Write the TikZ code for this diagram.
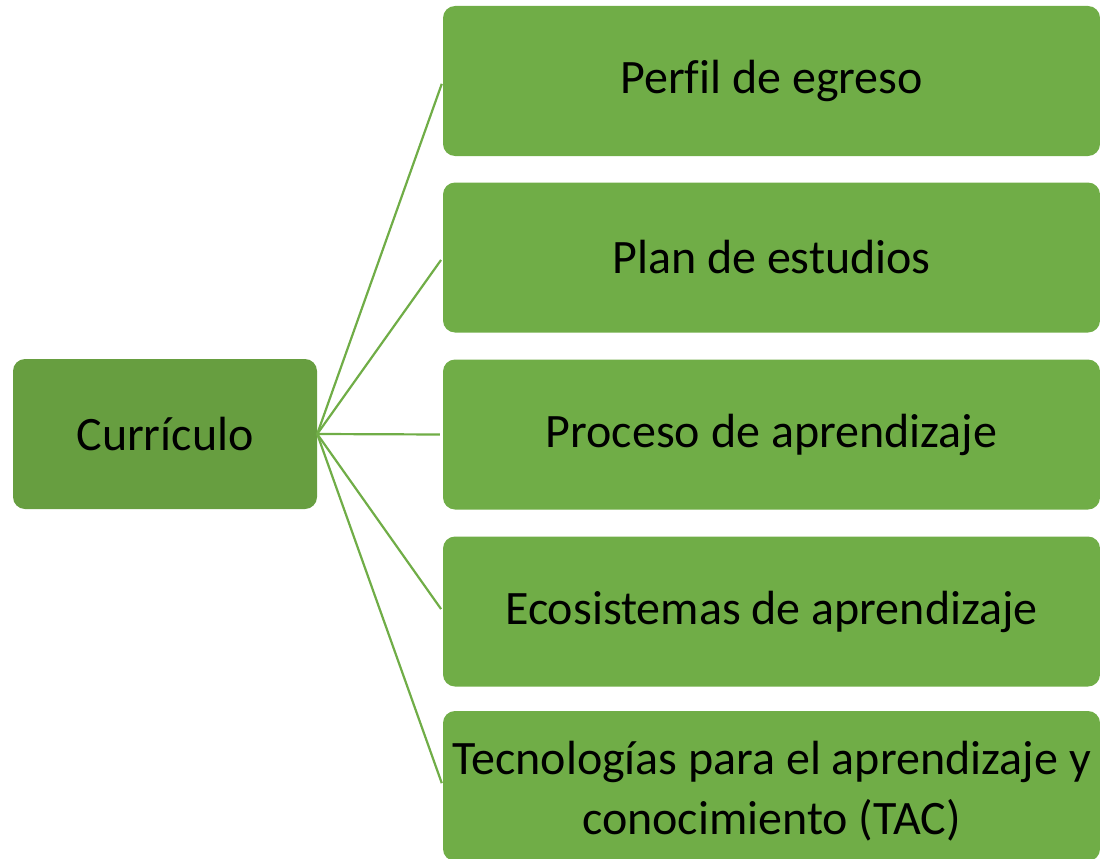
\documentclass[tikz,border=0pt]{standalone}
\usepackage{fontspec}
\setmainfont[Ligatures=NoCommon]{Carlito}
\definecolor{rootgreen}{HTML}{679E40}
\definecolor{boxgreen}{HTML}{70AD47}
\tikzset{
  rootbox/.style={fill=rootgreen, rounded corners=12pt, minimum width=304pt, minimum height=150pt, inner sep=0pt, align=center, font=\fontsize{48}{60}\selectfont},
  itembox/.style={fill=boxgreen, rounded corners=12pt, minimum width=657pt, minimum height=150pt, inner sep=0pt, align=center, font=\fontsize{48}{60}\selectfont},
  link/.style={draw=boxgreen, line width=2.2pt, shorten >=3pt}
}
\begin{document}
\begin{tikzpicture}[x=1pt,y=-1pt]
\useasboundingbox (0,0) rectangle (1100,859);
\node[rootbox] (root) at (165,434) {Currículo};
\node[itembox] (a) at (771.5,81) {Perfil de egreso};
\node[itembox] (b) at (771.5,257.5) {Plan de estudios};
\node[itembox] (c) at (771.5,434.5) {Proceso de aprendizaje};
\node[itembox] (d) at (771.5,611.5) {Ecosistemas de aprendizaje};
\node[itembox] (e) at (771.5,786) {};
\node[align=center, inner sep=0pt, font=\fontsize{48}{60}\selectfont] (etext) at (771.5,791) {Tecnologías para el aprendizaje y\\conocimiento (TAC)};
\foreach \n in {a,b,c,d,e} \draw[link] (root.east) -- (\n.west);
\end{tikzpicture}
\end{document}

==================================================

## [Exercise instructions]
Write out the listing word for word, omitting the pictures it holds.

## [Reply to the exercise]
Write the TikZ code for this diagram.
\documentclass[tikz,border=0pt]{standalone}
\usepackage{fontspec}
\setmainfont[Ligatures=NoCommon]{Carlito}
\definecolor{rootgreen}{HTML}{679E40}
\definecolor{boxgreen}{HTML}{70AD47}
\tikzset{
  rootbox/.style={fill=rootgreen, rounded corners=12pt, minimum width=304pt, minimum height=150pt, inner sep=0pt, align=center, font=\fontsize{48}{60}\selectfont},
  itembox/.style={fill=boxgreen, rounded corners=12pt, minimum width=657pt, minimum height=150pt, inner sep=0pt, align=center, font=\fontsize{48}{60}\selectfont},
  link/.style={draw=boxgreen, line width=2.2pt, shorten >=3pt}
}
\begin{document}
\begin{tikzpicture}[x=1pt,y=-1pt]
\useasboundingbox (0,0) rectangle (1100,859);
\node[rootbox] (root) at (165,434) {Currículo};
\node[itembox] (a) at (771.5,81) {Perfil de egreso};
\node[itembox] (b) at (771.5,257.5) {Plan de estudios};
\node[itembox] (c) at (771.5,434.5) {Proceso de aprendizaje};
\node[itembox] (d) at (771.5,611.5) {Ecosistemas de aprendizaje};
\node[itembox] (e) at (771.5,786) {};
\node[align=center, inner sep=0pt, font=\fontsize{48}{60}\selectfont] (etext) at (771.5,791) {Tecnologías para el aprendizaje y\\conocimiento (TAC)};
\foreach \n in {a,b,c,d,e} \draw[link] (root.east) -- (\n.west);
\end{tikzpicture}
\end{document}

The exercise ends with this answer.